(THE EXERCISE) Quote the listing below in its entirety, omitting every image.

(PROVIDED DATA)
§ §

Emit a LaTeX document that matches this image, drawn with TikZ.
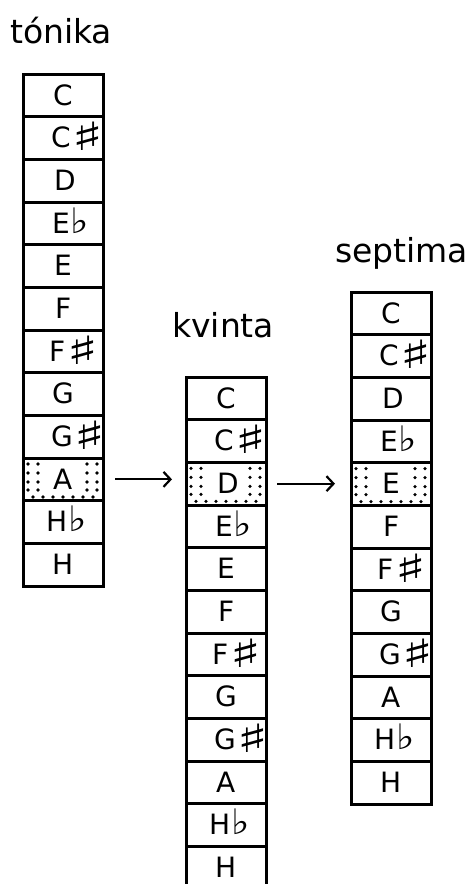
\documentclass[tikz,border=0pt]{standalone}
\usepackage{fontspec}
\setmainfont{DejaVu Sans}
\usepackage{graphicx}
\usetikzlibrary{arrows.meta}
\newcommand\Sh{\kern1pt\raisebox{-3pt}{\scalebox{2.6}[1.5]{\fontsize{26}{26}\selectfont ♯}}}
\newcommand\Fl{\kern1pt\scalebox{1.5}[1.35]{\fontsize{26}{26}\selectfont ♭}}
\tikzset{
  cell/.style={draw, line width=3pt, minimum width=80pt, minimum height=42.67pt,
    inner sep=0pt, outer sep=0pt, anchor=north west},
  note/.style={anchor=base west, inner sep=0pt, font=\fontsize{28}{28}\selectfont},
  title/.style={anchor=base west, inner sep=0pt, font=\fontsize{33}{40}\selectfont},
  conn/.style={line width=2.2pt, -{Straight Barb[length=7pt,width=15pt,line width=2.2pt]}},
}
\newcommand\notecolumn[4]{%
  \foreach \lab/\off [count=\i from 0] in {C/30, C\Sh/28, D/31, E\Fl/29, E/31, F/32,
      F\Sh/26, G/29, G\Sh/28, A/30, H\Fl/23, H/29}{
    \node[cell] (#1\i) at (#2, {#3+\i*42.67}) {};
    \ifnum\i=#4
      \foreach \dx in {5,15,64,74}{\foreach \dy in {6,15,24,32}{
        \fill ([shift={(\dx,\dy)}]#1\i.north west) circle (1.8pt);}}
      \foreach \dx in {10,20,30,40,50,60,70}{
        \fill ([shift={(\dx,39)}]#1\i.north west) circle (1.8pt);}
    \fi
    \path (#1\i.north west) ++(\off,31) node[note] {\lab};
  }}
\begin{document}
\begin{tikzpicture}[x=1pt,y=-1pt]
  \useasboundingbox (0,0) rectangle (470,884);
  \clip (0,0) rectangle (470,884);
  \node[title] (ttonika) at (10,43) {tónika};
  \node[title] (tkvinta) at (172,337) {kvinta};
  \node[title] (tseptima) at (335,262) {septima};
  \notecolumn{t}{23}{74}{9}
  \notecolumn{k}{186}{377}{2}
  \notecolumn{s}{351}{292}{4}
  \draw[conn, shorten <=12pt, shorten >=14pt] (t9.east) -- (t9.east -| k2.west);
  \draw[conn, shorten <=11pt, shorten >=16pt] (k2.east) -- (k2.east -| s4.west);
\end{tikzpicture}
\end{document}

§ §

(RESPONSE TO THIS EXERCISE)
Emit a LaTeX document that matches this image, drawn with TikZ.
\documentclass[tikz,border=0pt]{standalone}
\usepackage{fontspec}
\setmainfont{DejaVu Sans}
\usepackage{graphicx}
\usetikzlibrary{arrows.meta}
\newcommand\Sh{\kern1pt\raisebox{-3pt}{\scalebox{2.6}[1.5]{\fontsize{26}{26}\selectfont ♯}}}
\newcommand\Fl{\kern1pt\scalebox{1.5}[1.35]{\fontsize{26}{26}\selectfont ♭}}
\tikzset{
  cell/.style={draw, line width=3pt, minimum width=80pt, minimum height=42.67pt,
    inner sep=0pt, outer sep=0pt, anchor=north west},
  note/.style={anchor=base west, inner sep=0pt, font=\fontsize{28}{28}\selectfont},
  title/.style={anchor=base west, inner sep=0pt, font=\fontsize{33}{40}\selectfont},
  conn/.style={line width=2.2pt, -{Straight Barb[length=7pt,width=15pt,line width=2.2pt]}},
}
\newcommand\notecolumn[4]{%
  \foreach \lab/\off [count=\i from 0] in {C/30, C\Sh/28, D/31, E\Fl/29, E/31, F/32,
      F\Sh/26, G/29, G\Sh/28, A/30, H\Fl/23, H/29}{
    \node[cell] (#1\i) at (#2, {#3+\i*42.67}) {};
    \ifnum\i=#4
      \foreach \dx in {5,15,64,74}{\foreach \dy in {6,15,24,32}{
        \fill ([shift={(\dx,\dy)}]#1\i.north west) circle (1.8pt);}}
      \foreach \dx in {10,20,30,40,50,60,70}{
        \fill ([shift={(\dx,39)}]#1\i.north west) circle (1.8pt);}
    \fi
    \path (#1\i.north west) ++(\off,31) node[note] {\lab};
  }}
\begin{document}
\begin{tikzpicture}[x=1pt,y=-1pt]
  \useasboundingbox (0,0) rectangle (470,884);
  \clip (0,0) rectangle (470,884);
  \node[title] (ttonika) at (10,43) {tónika};
  \node[title] (tkvinta) at (172,337) {kvinta};
  \node[title] (tseptima) at (335,262) {septima};
  \notecolumn{t}{23}{74}{9}
  \notecolumn{k}{186}{377}{2}
  \notecolumn{s}{351}{292}{4}
  \draw[conn, shorten <=12pt, shorten >=14pt] (t9.east) -- (t9.east -| k2.west);
  \draw[conn, shorten <=11pt, shorten >=16pt] (k2.east) -- (k2.east -| s4.west);
\end{tikzpicture}
\end{document}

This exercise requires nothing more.